Op de schuine hellingen van de steenberg Hendrik is deze soort met enkele tientallen exemplaren aanwezig. Het is een zeer zeldzame soort die als ernstig bedreigd in de Rode lijst van de Nederlandse paddenstoelen is opgenomen. De Verfstuifzwam is een ectomycorrhiza en wordt daarom veel gebruikt om boomsoorten aan te planten op voedselarme bodems. De Verfstuifzwam werd voor de eerste keer uit Limburg gemeld tijdens een Genootschapsexcursie op 7 september 1974 (Jansen, P.B., Pisolithus arhizus, de Verfstuifzwam, een nieuwe gasteromyceet voor Nederland, Natuurhistorisch Maandblad, pag. 139-143). Toen werd hij ontdekt langs de mijnspoorlijn van de Oranje Nassau I naar de Oranje Nassau IV.

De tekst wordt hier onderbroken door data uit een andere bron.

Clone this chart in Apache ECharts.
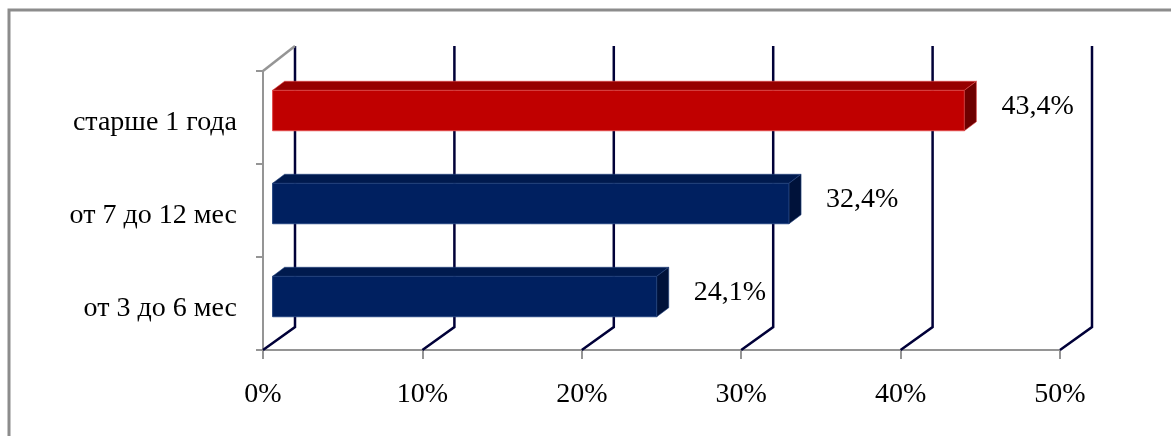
<!DOCTYPE html>
<html>
<head>
<meta charset="utf-8">
<script src="https://cdn.jsdelivr.net/npm/echarts@6/dist/echarts.min.js"></script>
<style>
html,body{margin:0;padding:0;background:#fff;}
#c{width:1171px;height:436px;}
</style>
</head>
<body>
<div id="c"></div>
<script>
// ---- data ----
const categories = ['от 3 до 6 мес', 'от 7 до 12 мес', 'старше 1 года'];
const values = [24.1, 32.4, 43.4];
const xTicks = [0, 10, 20, 30, 40, 50];

// ---- style constants ----
const FONT = '"Liberation Serif", "Times New Roman", serif';
const navy = { front: '#002060', top: '#001a4e', side: '#00123a', edge: '#23437f' };
const red = { front: '#c00000', top: '#960000', side: '#6e0000', edge: '#e04848' };
const barStyles = [navy, navy, red];
const DEPTH_X = 32, DEPTH_Y = -23;

const chart = echarts.init(document.getElementById('c'), null, { renderer: 'canvas' });

function gridItem(params, api) {
  const cs = params.coordSys;
  const x = api.coord([api.value(0), 0])[0];
  const bottom = cs.y + cs.height;
  const top = cs.y;
  const children = [{
    type: 'polyline',
    shape: { points: [[x, bottom], [x + DEPTH_X, bottom + DEPTH_Y], [x + DEPTH_X, top - 25]] },
    style: { stroke: '#000038', lineWidth: 2.5, fill: null }
  }];
  if (params.dataIndex === 0) {
    children.push({
      type: 'line',
      shape: { x1: x, y1: top, x2: x + DEPTH_X, y2: top - 25 },
      style: { stroke: '#959595', lineWidth: 2.5 }
    });
  }
  return { type: 'group', children };
}

function barItem(params, api) {
  const v = api.value(0);
  const cat = api.value(1);
  const p0 = api.coord([0, cat]);
  const p1 = api.coord([v, cat]);
  const band = api.size([0, 1])[1];
  const h = band * 0.435;
  const offX = 9.6;
  const cy = p0[1] - 7;
  const xa = p0[0] + offX, xb = p1[0] + offX;
  const yt = cy - h / 2, yb = cy + h / 2;
  const dx = 12, dy = -9;
  const s = barStyles[params.dataIndex];
  const label = v.toFixed(1).replace('.', ',') + '%';
  return {
    type: 'group',
    children: [
      { type: 'rect', shape: { x: xa, y: yt, width: xb - xa, height: h },
        style: { fill: s.front, stroke: s.edge, lineWidth: 1 } },
      { type: 'polygon', shape: { points: [[xa, yt], [xb, yt], [xb + dx, yt + dy], [xa + dx, yt + dy]] },
        style: { fill: s.top, stroke: s.edge, lineWidth: 0.6 } },
      { type: 'polygon', shape: { points: [[xb, yt], [xb + dx, yt + dy], [xb + dx, yb + dy], [xb, yb]] },
        style: { fill: s.side, stroke: s.edge, lineWidth: 0.6 } },
      { type: 'text', x: xb + 37, y: cy - 4,
        style: { text: label, font: '28px ' + FONT, fill: '#000', verticalAlign: 'middle', align: 'left' } }
    ]
  };
}

chart.setOption({
  animation: false,
  backgroundColor: '#fff',
  grid: { left: 263, right: 111, top: 71, bottom: 86, containLabel: false },
  xAxis: {
    type: 'value', min: 0, max: 50, interval: 10,
    axisLine: { show: true, lineStyle: { color: '#959595', width: 2 } },
    axisTick: { show: true, length: 9, lineStyle: { color: '#959595', width: 2 } },
    splitLine: { show: false },
    axisLabel: { margin: 31, fontFamily: FONT, fontSize: 28, color: '#000', formatter: v => v + '%' }
  },
  yAxis: {
    type: 'category', data: categories,
    axisLine: { show: true, lineStyle: { color: '#959595', width: 2 } },
    axisTick: { show: true, length: 7, lineStyle: { color: '#959595', width: 2 } },
    splitLine: { show: false },
    axisLabel: { margin: 26, fontFamily: FONT, fontSize: 28, color: '#000', verticalAlign: 'top', lineHeight: 10 }
  },
  graphic: [{
    type: 'polyline', silent: true,
    shape: { points: [[9, 436], [9, 10], [1171, 10]] },
    style: { stroke: '#8c8c8c', lineWidth: 3, fill: null }
  }],
  series: [
    { type: 'custom', renderItem: gridItem, data: xTicks.map(t => [t]), encode: { x: 0 }, z: 1, silent: true },
    { type: 'custom', renderItem: barItem, data: values.map((v, i) => [v, i]), encode: { x: 0, y: 1 }, z: 5, silent: true }
  ]
});
</script>
</body>
</html>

Verfstuifzwam komt vrijwel op de hele wereld voor,doorgaans in warme en droge streken zoals de Verenigde Staten, Mexico, de Canarische Eilanden, Australië, de voormalige Sowjet-Unie en in Italië. De eerste vondst in België was in 1905 in Chaudfontaine nabij Luik. Oook in de buurt van Charleroi en Luik wordt hij later gemeld.
Verfstuifzwam werd voor het eerst beschreven in 1729 door Micheli, een mycoloog uit Florence. Hij noemde de soort toen Scleroderma tinctorium. In 1805 beschrijven Albertini en Schweinitz de soort voor het eerst onder de geslachtsnaam Pisolithus en in 1928 werd de soort door Coker en Cough Pisolithus tinctorius (Pers.) Coker & Cohugh genoemd. De soortnaam tinctorius was toepasselijk omdat de vruchtlichamen op de Canarische Eilanden inderdaad worden gebruikt om kleren te verven. Doordat Montagne in een werk over de flora van de Canarische eilanden de soort beschrijft als Polysaccum tinctorium en deze in 1894 door Fischer wordt omgedoopt in Pisolithus tinctorius (Mont.) Fisch, bestaat deze naam twee keer. Een soortnaam mag echter maar één gebruikt worden en is derhalve onwettig. Hierdoor krijgt de soort (in 1959) van Rauschert een nieuwe naam Pisolithus arhizus (Pers.) Rausch. De soortnaam arhizus is onzinnig, aangezien dit „zonder wortel“ betekend. En dat voor een soort die juist gekenmerkt wordt door een zeer lange wortel.